Qu’elle semble loin, l’époque où Animal Collective tenait le haut du pavé de la pop expérimentale. Elle se tient pourtant à quelques coudées de nous à peine, quelque part entre 2005 et 2009, alors qu’Internet avait déjà commencé son entreprise de sape de nos esprits. Pour un enchevêtrement de raisons qui intéressera sans doute beaucoup les historiens rock des générations futures, le grand public et la critique semblaient alors insatiables des expériences très audacieuses du collectif de Brooklyn, qualifié avec affection de Beach Boys des temps nouveaux.
Cul-de-sac.
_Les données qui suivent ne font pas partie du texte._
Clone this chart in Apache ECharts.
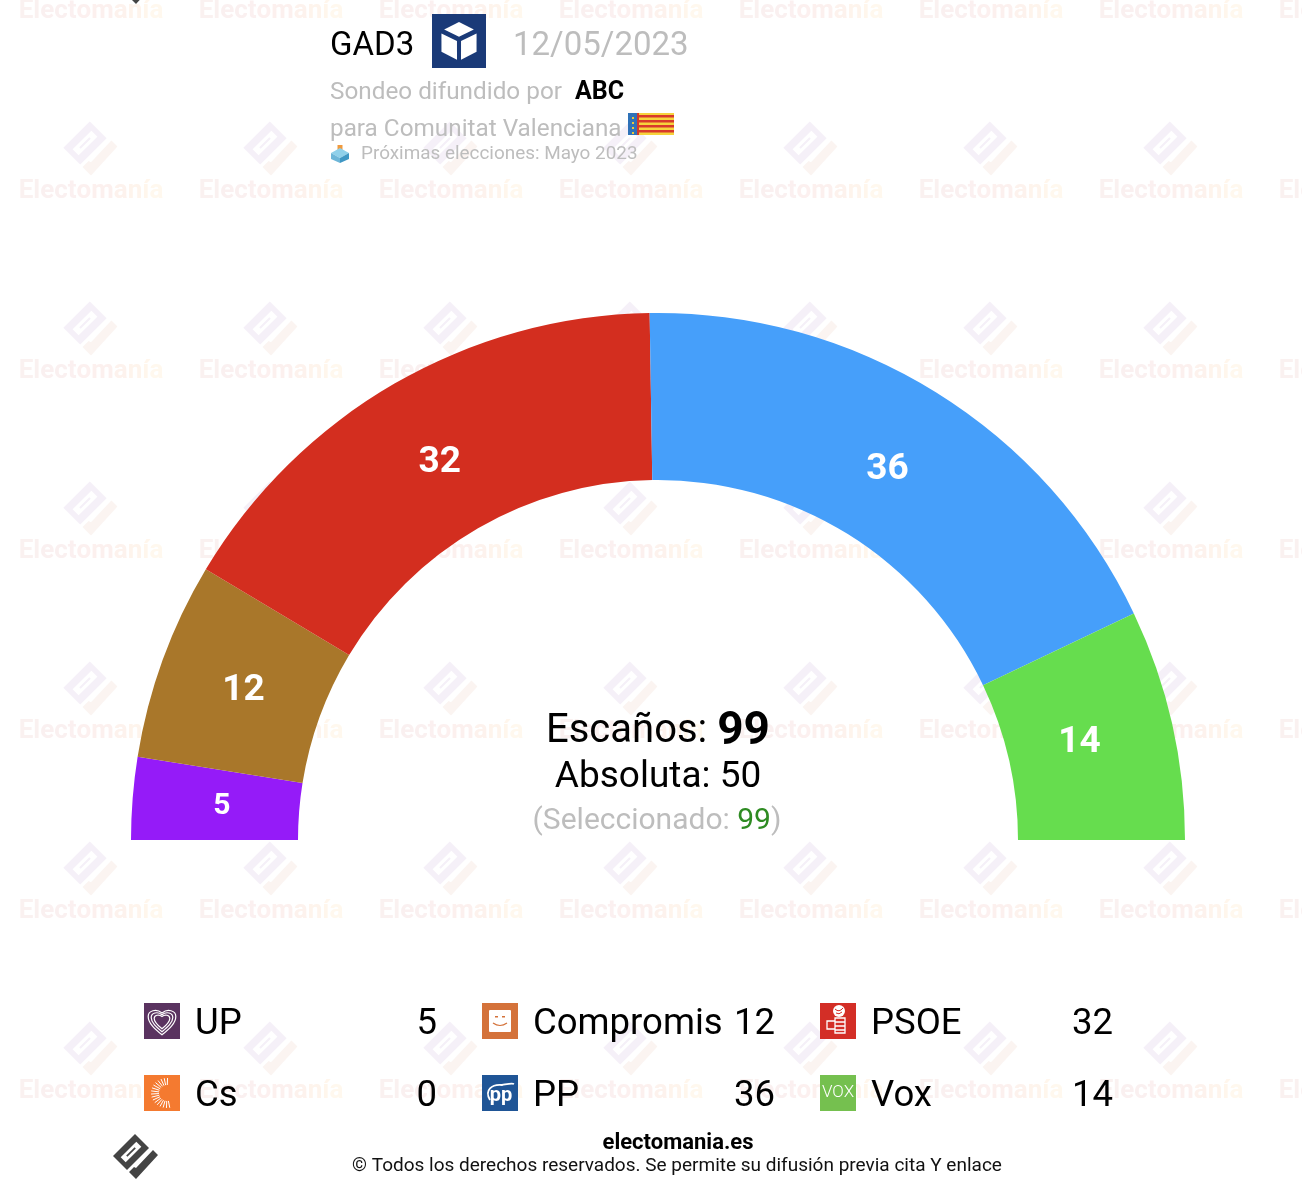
<!DOCTYPE html>
<html><head><meta charset="utf-8">
<style>html,body{margin:0;padding:0;background:#fff;overflow:hidden}#c{width:1302px;height:1190px}</style>
<script src="https://cdn.jsdelivr.net/npm/echarts@6/dist/echarts.min.js"></script>
</head><body><div id="c"></div>
<script>
const parties = ['UP','Cs','Compromis','PP','PSOE','Vox'];
const seats = [5,0,12,36,32,14];
const arcOrder = ['UP','Cs','Compromis','PSOE','PP','Vox'];
const arcColors = {UP:'#951bf8',Cs:'#f47a30',Compromis:'#a9772a',PSOE:'#d32e1f',PP:'#469ffa',Vox:'#66dd4e'};
const totalSeats = 99, majority = 50, selected = 99;
const pollster = 'GAD3', pollDate = '12/05/2023', sponsor = 'ABC', region = 'Comunitat Valenciana';
const nextElection = 'Próximas elecciones: Mayo 2023';
const watermark = 'Electomanía';

const FONT = 'Roboto';
const chart = echarts.init(document.getElementById('c'), null, {width:1302,height:1190});
const G = [];
function T(x,y,s,size,fill,o={}){
  return {type:'text',x,y:y+2,z:o.z||10,silent:true,style:{text:s,font:`${o.weight||400} ${size}px ${FONT}`,fill,align:o.align||'left',verticalAlign:'middle'}};
}
function P(pts,fill,ox,oy,k,z){
  return {type:'polygon',z:z||10,silent:true,shape:{points:pts.map(p=>[ox+p[0]*k,oy+p[1]*k])},style:{fill}};
}
function R(x,y,w,h,fill,z,r){return {type:'rect',z:z||10,silent:true,shape:{x,y,width:w,height:h,r:r||0},style:{fill}};}
const BODY=[[-1,-23],[13,-9],[-9,13],[-23,-1]];
const SLOT=[[5.3,-10.3],[.3,-15.3],[-15.3,.3],[-10.3,5.3]];
const BAR=[[-.2,-8.6],[-1.4,-9.8],[-9.8,-1.4],[-8.6,-.2]];
const CHECK=[[-7,15],[0,22],[22,-2],[17,-7],[0,11],[-2,10]];
function logo(cx,cy,k,body,check,slot,z){
  G.push(P(BODY,body,cx,cy,k,z),P(SLOT,slot,cx,cy,k,z),P(BAR,body,cx,cy,k,z),P(CHECK,check,cx,cy,k,z));
}
// watermark tiles: per-letter tint from pale rose to pale peach
const wmTints=['#faf1f0','#faf1f0','#faf0f0','#faf0f0','#fbf0f0','#fcf0ef','#fcf0ee','#fdf2ed','#fef4ec','#fff6ec','#fff8ee'];
const wmRich={}; wmTints.forEach((c,i)=>{wmRich['c'+i]={font:`700 26px ${FONT}`,fill:c};});
const wmText=[...watermark].map((ch,i)=>`{c${i}|${ch}}`).join('');
for(let j=-1;j<6;j++){for(let i=0;i<8;i++){
  const x=91+180*i, y=189+180*j;
  logo(x,y-40,1.2,'#f5f0f8','#fbf4f1','#ffffff',1);
  G.push({type:'text',x,y:y+2,z:1,silent:true,style:{text:wmText,rich:wmRich,align:'center',verticalAlign:'middle'}});
}}
// header
G.push(T(330,45,pollster,33,'#000'));
G.push(R(432,14,54,54,'#1a3a78'));
G.push(P([[0,-12],[11,-6.5],[0,-1],[-11,-6.5]],'#fff',459,38.2,1.35));
G.push(P([[-13,-3.5],[-1.5,2],[-1.5,16],[-13,10]],'#fff',459,38.2,1.35));
G.push(P([[13,-3.5],[1.5,2],[1.5,16],[13,10]],'#fff',459,38.2,1.35));
G.push(T(513,45,pollDate,33,'#bdbdbd'));
G.push(T(330,91,'Sondeo difundido por',24.3,'#bdbdbd'));
G.push(T(575,91,sponsor,25,'#000',{weight:700}));
G.push(T(330,128,'para '+region,24.3,'#bdbdbd'));
// flag
G.push(R(628,113,46,22,'#f6d33c'));
G.push(R(628,113,9,22,'#2f72b8'));
G.push(R(637,113,2,22,'#d0392b'));
[117,122,127,132].forEach(y=>G.push(R(632,y,2,2,'#e8c83c')));
[115,120,125,130].forEach(y=>G.push(R(639,y,35,2.6,'#d8392b')));
// ballot box
G.push(R(337.5,145,5,6,'#f09a3e'));
G.push(P([[0,-6],[9,-1],[0,4],[-9,-1]],'#8fd0ea',340,154,1));
G.push(P([[-9,-1],[0,4],[0,9],[-9,5]],'#6db6d8',340,154,1));
G.push(P([[9,-1],[0,4],[0,9],[9,5]],'#3f97c4',340,154,1));
G.push(T(361,152,nextElection,18.9,'#bdbdbd'));
// centre text
G.push({type:'text',x:658,y:732,z:20,silent:true,style:{align:'center',verticalAlign:'middle',text:`{a|Escaños: }{b|${totalSeats}}`,rich:{a:{font:`400 40px ${FONT}`,fill:'#000'},b:{font:`700 46px ${FONT}`,fill:'#000'}}}});
G.push(T(658,776,`Absoluta: ${majority}`,37,'#000',{align:'center',z:20}));
G.push({type:'text',x:657,y:821,z:20,silent:true,style:{align:'center',verticalAlign:'middle',text:`{a|(Seleccionado: }{b|${selected}}{a|)}`,rich:{a:{font:`400 30px ${FONT}`,fill:'#bdbdbd'},b:{font:`400 30px ${FONT}`,fill:'#2e8b22'}}}});
// legend
const LX=[144,482,820], LY=[1021,1093];
const iconCol={UP:'#5a3360',Compromis:'#d4723a',PSOE:'#d32e26',Cs:'#f47a30',PP:'#1f5596',Vox:'#75c04f'};
let pathN=0;
function W(d,sw,o={}){
  const name='ico'+(pathN++);
  echarts.graphic.registerShape(name,echarts.graphic.extendPath(d,{}));
  return {type:name,z:12,silent:true,style:{fill:o.fill||'none',stroke:o.stroke===undefined?'#fff':o.stroke,lineWidth:sw}};
}
function icon(name,x,y){
  G.push(R(x,y,36,36,iconCol[name],11));
  const cx=x+18,cy=y+18;
  const heart=(s)=>`M${cx} ${cy+12*s}C${cx-6*s} ${cy+7*s} ${cx-12*s} ${cy+2*s} ${cx-12*s} ${cy-4*s}C${cx-12*s} ${cy-9*s} ${cx-5*s} ${cy-11*s} ${cx} ${cy-7*s}C${cx+5*s} ${cy-11*s} ${cx+12*s} ${cy-9*s} ${cx+12*s} ${cy-4*s}C${cx+12*s} ${cy+2*s} ${cx+6*s} ${cy+7*s} ${cx} ${cy+12*s}Z`;
  if(name==='UP'){[1.15,.9,.65].forEach(s=>G.push(W(heart(s),1.2)));}
  if(name==='Compromis'){
    G.push(R(x+7,y+7,22,22,'#fff',12,1));
    G.push(W(`M${cx-7} ${cy+2}Q${cx} ${cy+7} ${cx+7} ${cy+2}`,1.2,{stroke:'#d4723a'}));
    G.push(R(cx-5,cy-5,3,1.5,'#d4723a',13),R(cx+2,cy-5,3,1.5,'#d4723a',13));
  }
  if(name==='PSOE'){
    G.push({type:'circle',z:12,silent:true,shape:{cx:cx+1,cy:cy-10,r:6},style:{fill:'#fff'}});
    G.push(W(`M${cx-3} ${cy-12}Q${cx+1} ${cy-8} ${cx+5} ${cy-13}M${cx-2} ${cy-8}Q${cx+1} ${cy-6} ${cx+4} ${cy-9}`,1,{stroke:iconCol.PSOE}));
    G.push(W(`M${cx-3} ${cy-3}H${cx+7}V${cy+12}H${cx-3}V${cy+8}H${cx-11}V${cy}H${cx-3}ZM${cx-3} ${cy}V${cy+8}M${cx-3} ${cy+1}H${cx+7}M${cx-3} ${cy+5}H${cx+7}M${cx-3} ${cy+9}H${cx+7}`,1.3));
  }
  if(name==='Cs'){
    for(let a=80;a<=280;a+=12){const r=a*Math.PI/180, c=Math.cos(r), s=Math.sin(r);
      G.push({type:'line',z:12,silent:true,shape:{x1:cx+5+c*8,y1:cy+s*8,x2:cx+5+c*16,y2:cy+s*15},style:{stroke:'#fff',lineWidth:1}});}
  }
  if(name==='PP'){
    G.push(W(`M${cx-10} ${cy+7}C${cx-16} ${cy-3} ${cx-8} ${cy-9} ${cx+2} ${cy-8}C${cx+8} ${cy-9} ${cx+12} ${cy-10} ${cx+14} ${cy-9}`,1.8));
    G.push(T(cx+1,cy+1,'pp',20,'#fff',{weight:700,align:'center',z:12}));
  }
  if(name==='Vox'){G.push(T(cx,cy-2,'VOX',17,'#fff',{weight:300,align:'center',z:12}));}
}
parties.forEach((p,i)=>{
  const col=Math.floor(i/2), row=i%2, x=LX[col], y=LY[row];
  icon(p,x,y-18);
  G.push(T(x+51,y+2,p,36.5,'#000',{z:12}));
  G.push(T(x+293,y+2,String(seats[i]),36.5,'#000',{align:'right',z:12}));
});
// footer
logo(136,1157,1,'#444','#444','#fff',10);
logo(136,-18,1,'#444','#444','#fff',10);
G.push(T(678,1141,'electomania.es',22,'#000',{weight:700,align:'center'}));
G.push(T(677,1164,'© Todos los derechos reservados. Se permite su difusión previa cita Y enlace',19,'#111',{align:'center'}));

// label nudges (dx, dy) relative to the slice mid-point
const labelNudge = {UP:[9,2],Compromis:[5,3],PSOE:[5,9],PP:[-6,9],Vox:[-14,1]};
const pieData = arcOrder.map(n=>{
  const v=seats[parties.indexOf(n)];
  return {name:n,value:v,itemStyle:{color:arcColors[n]},label:{show:v>0,fontSize:v<10?30:37}};
});
chart.setOption({
  animation:false,
  backgroundColor:'#fff',
  series:[{type:'pie',z:5,center:[658,840],radius:[360,527],startAngle:180,endAngle:0,clockwise:true,
    avoidLabelOverlap:false,silent:true,minAngle:0,
    labelLayout:function(p){const n=labelNudge[arcOrder[p.dataIndex]]||[0,0];return {dx:n[0],dy:n[1]};},
    label:{position:'inside',formatter:'{c}',color:'#fff',fontFamily:FONT,fontWeight:700,fontSize:37},
    labelLine:{show:false},emphasis:{disabled:true},data:pieData}],
  graphic:{elements:G}
});
</script></body></html>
Il faut dire que la came de synthèse colportée par Avey Tare (David Portner), Panda Bear (Noah Lennox), Deakin (Josh Dibb) et Geologist (Brian Weitz) était inédite et de toute première qualité : sauvage, intense, conviviale, euphorisante, psychédélique comme aucune autre instance de pop barrée auparavant, elle bousculait les règles tacites de la pop et les attentes des auditeurs curieux tout en leur donnant l'impression d'avancer avec eux vers l'inconnu. Manipulant indifféremment guitares folk, boucan électronique, chœurs primitifs et une force vitale qui ressemblait beaucoup à celle des plus grands groupes du rock américain (Ramones, Velvet Underground, Fugazi), Animal Collective expérimentait en prise directe avec son époque et c'était excitant à vivre, comme les pinacles créatifs de Björk, My Bloody Valentine ou The Neptunes.
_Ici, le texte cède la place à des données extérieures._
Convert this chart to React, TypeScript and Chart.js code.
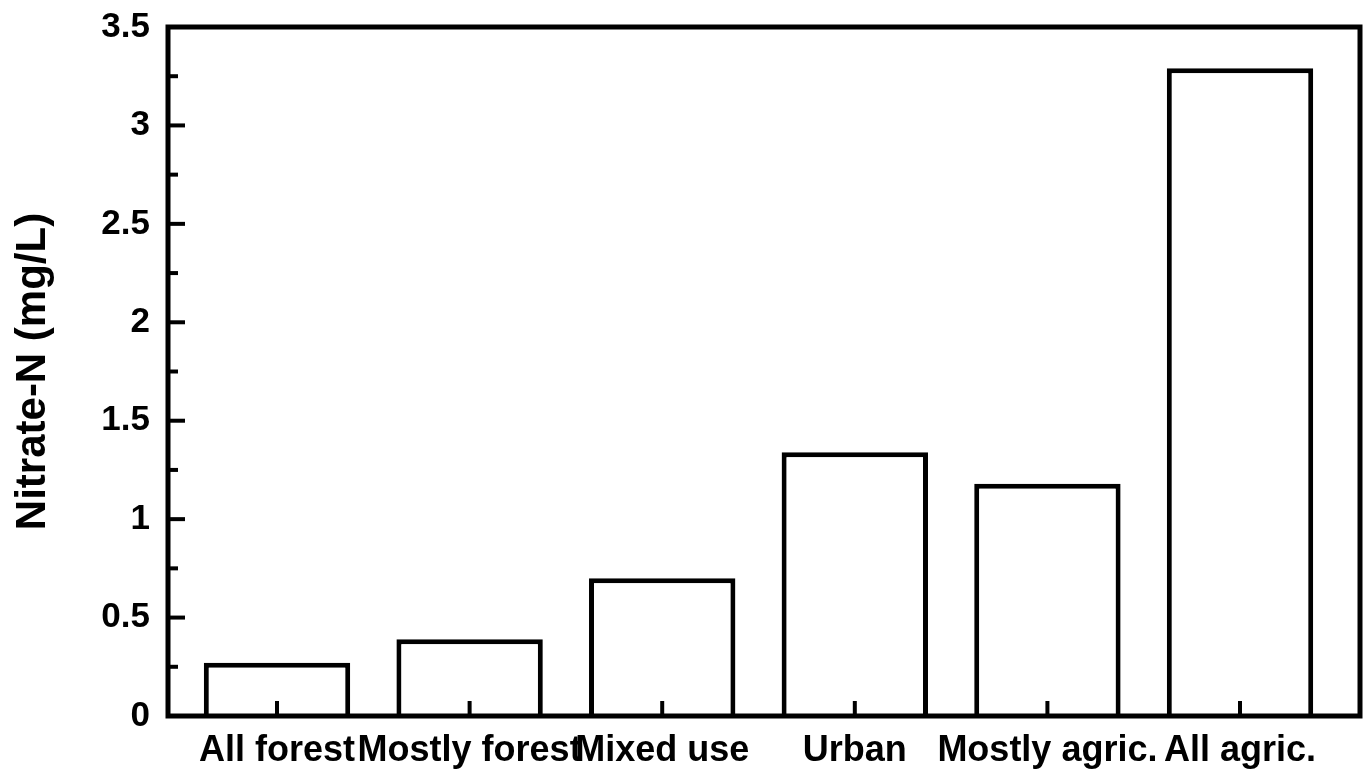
import React, { useEffect, useRef } from "react";
import { Chart, registerables } from "chart.js";

Chart.register(...registerables);

const CATEGORIES = ["All forest", "Mostly forest", "Mixed use", "Urban", "Mostly agric.", "All agric."];
const NITRATE_N = [0.27, 0.39, 0.70, 1.34, 1.18, 3.29];
const Y_MAJOR_TICKS = [0, 0.5, 1, 1.5, 2, 2.5, 3, 3.5];
const Y_MINOR_TICKS = [0.25, 0.75, 1.25, 1.75, 2.25, 2.75, 3.25];
const Y_TITLE = "Nitrate-N (mg/L)";

const FONT = "'Liberation Sans', Arial, Helvetica, sans-serif";

const framePlugin = {
  id: "frameTicks",
  afterDatasetsDraw(chart: any) {
    const { ctx, chartArea, scales } = chart;
    const { left, right, top, bottom } = chartArea;
    const y = scales.y;
    const x = scales.x;
    ctx.save();
    ctx.strokeStyle = "#000";
    ctx.lineCap = "butt";
    ctx.lineWidth = 4;
    Y_MAJOR_TICKS.forEach((v) => {
      const py = y.getPixelForValue(v);
      ctx.beginPath();
      ctx.moveTo(left, py);
      ctx.lineTo(left + 17, py);
      ctx.stroke();
    });
    Y_MINOR_TICKS.forEach((v) => {
      const py = y.getPixelForValue(v);
      ctx.beginPath();
      ctx.moveTo(left, py);
      ctx.lineTo(left + 10, py);
      ctx.stroke();
    });
    CATEGORIES.forEach((_, i) => {
      const px = x.getPixelForValue(i + 1);
      ctx.beginPath();
      ctx.moveTo(px, bottom);
      ctx.lineTo(px, bottom - 15);
      ctx.stroke();
    });
    ctx.lineWidth = 5;
    ctx.lineJoin = "miter";
    ctx.strokeRect(left, top, right - left, bottom - top);
    ctx.restore();
  },
};

export default function App() {
  const canvasRef = useRef<HTMLCanvasElement | null>(null);

  useEffect(() => {
    const canvas = canvasRef.current;
    if (!canvas) return;
    const chart = new Chart(canvas, {
      type: "bar",
      data: {
        datasets: [
          {
            label: "Nitrate-N",
            data: NITRATE_N.map((v, i) => ({ x: i + 1, y: v })),
            backgroundColor: "#ffffff",
            borderColor: "#000000",
            borderWidth: 5,
            borderSkipped: "bottom",
            barPercentage: 0.76,
            categoryPercentage: 1,
          },
        ],
      },
      options: {
        responsive: false,
        animation: false,
        layout: { padding: { top: 27, right: 11, bottom: 0, left: 0 } },
        plugins: {
          legend: { display: false },
          tooltip: { enabled: false },
        },
        scales: {
          x: {
            type: "linear",
            offset: false,
            bounds: "data",
            min: 0.434,
            max: 6.623,
            grid: { display: false, drawTicks: false, offset: false },
            border: { display: false },
            afterBuildTicks: (scale: any) => {
              scale.ticks = CATEGORIES.map((_, i) => ({ value: i + 1 }));
            },
            afterFit: (scale: any) => {
              scale.height = 67;
              scale.paddingLeft = 0;
              scale.paddingRight = 0;
            },
            ticks: {
              autoSkip: false,
              maxRotation: 0,
              minRotation: 0,
              padding: 13,
              color: "#000",
              font: { family: FONT, size: 36, weight: "bold" },
              callback: (value: any) => CATEGORIES[Math.round(Number(value)) - 1] ?? "",
            },
          },
          y: {
            type: "linear",
            min: 0,
            max: 3.5,
            grid: { display: false, drawTicks: false },
            border: { display: false },
            afterFit: (scale: any) => {
              scale.width = 168;
              scale.paddingTop = 0;
              scale.paddingBottom = 0;
            },
            ticks: {
              stepSize: 0.5,
              padding: 18,
              color: "#000",
              font: { family: FONT, size: 35, weight: "bold" },
              callback: (value: any) => String(value),
            },
            title: {
              display: true,
              text: Y_TITLE,
              color: "#000",
              padding: { top: 8, bottom: 0 },
              font: { family: FONT, size: 42, weight: "bold" },
            },
          },
        },
      },
      plugins: [framePlugin],
    } as any);
    return () => chart.destroy();
  }, []);

  return (
    <div style={{ position: "fixed", left: 0, top: 0, width: 1371, height: 783, background: "#fff" }}>
      <canvas ref={canvasRef} width={1371} height={783} style={{ display: "block" }} />
    </div>
  );
}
Sept ans après la consécration de Merriweather Post Pavilion, que critiques et public de concert s'accordent toujours à considérer comme son meilleur album et la réalisation ultime de son étrange projet, Animal Collective continue de muter de disque en disque, mais peine à renouer le dialogue ou à retrouver l'état de grâce. Est-ce le monde autour qui a trop changé, ou le groupe qui se trouverait piégé dans un cul-de-sac créatif à force de farfouiller le chaos et le tumulte du contemporain ?
Simplification. Le harassant Centipede HZ, publié en 2012 dans une indifférence embarrassée, évoquait moins un disque de pop à la pointe que trois disques joués simultanément sur un navigateur internet en dépit du bon sens physiologique et des mélodies, et le grand public indie transféra naturellement son amour indéfectible vers les disques solo de Panda Bear, jugés plus raisonnables et apaisés (c'est assez vrai). Mais au-delà de ce raté, on soupçonne surtout que c'est l'époque qui n'a plus le temps avec Animal Collective, ou qu'elle ne veut plus le prendre.
Si elle le prenait, elle se rendrait pourtant compte qu'elle tient avec Painting With un objet pop frénétiquement accompli, actuel, et jubilatoire. Conséquences d'un choc de simplification imposé, ce dixième album studio a été conçu en trio sans Josh Dibb, avec les chansons monodimensionnelles des Ramones en ligne de mire. Et si l'heure n'est toujours pas à la musique simple pour Animal Collective, la débauche de chaos repasse à une quantité bien plus supportable pour l'esprit pressé. Equipés d'une batterie de percussions et de synthétiseurs modulaires dernier cri, accompagnés ponctuellement par John Cale et le colosse du saxophone Colin Stetson, confortablement installés dans les fameux studios EastWest à Hollywood - là où Brian Wilson et les Beach Boys enregistrèrent Pet Sounds et Smile durant la seconde moitié des années 60 -, Avey Tare, Panda Bear et Geologist ont vraisemblablement eu tout le loisir de se concentrer sur les deux éléments les moins célébrés, pourtant les plus précieux de la musique d'Animal Collective : les voix et l'écriture mélodique.
Recoins. Derrière la profusion d'enluminures électroniques et la grande sophistication plastique des arrangements, on trouve de grandes chansons byzantines comme plus grand-monde n'en fait, et des prodiges vocaux d'autant plus grisants qu'ils sont performés de concert et dans une belle confusion d'egos par Portner et Lennox. Toujours en quête de mariages contre-nature, de petites bêtes curieuses et d'énigmes ésotériques extirpées des recoins les plus obscurs du temps présent, Animal Collective ne tourne évidemment pas complètement le dos au cacophonique et au trop-plein, mais élabore un réjouissant compromis aux confins du prosaïque et du sublime, du virtuose et du chaotique, de la boue numérique et de l'atome. Pour la joliesse de ses chansons et l'opiniâtreté de ses formes, sans doute aussi pour le monde esthétique inédit qu'il fait naître à leur jonction, Painting With mérite toute notre attention.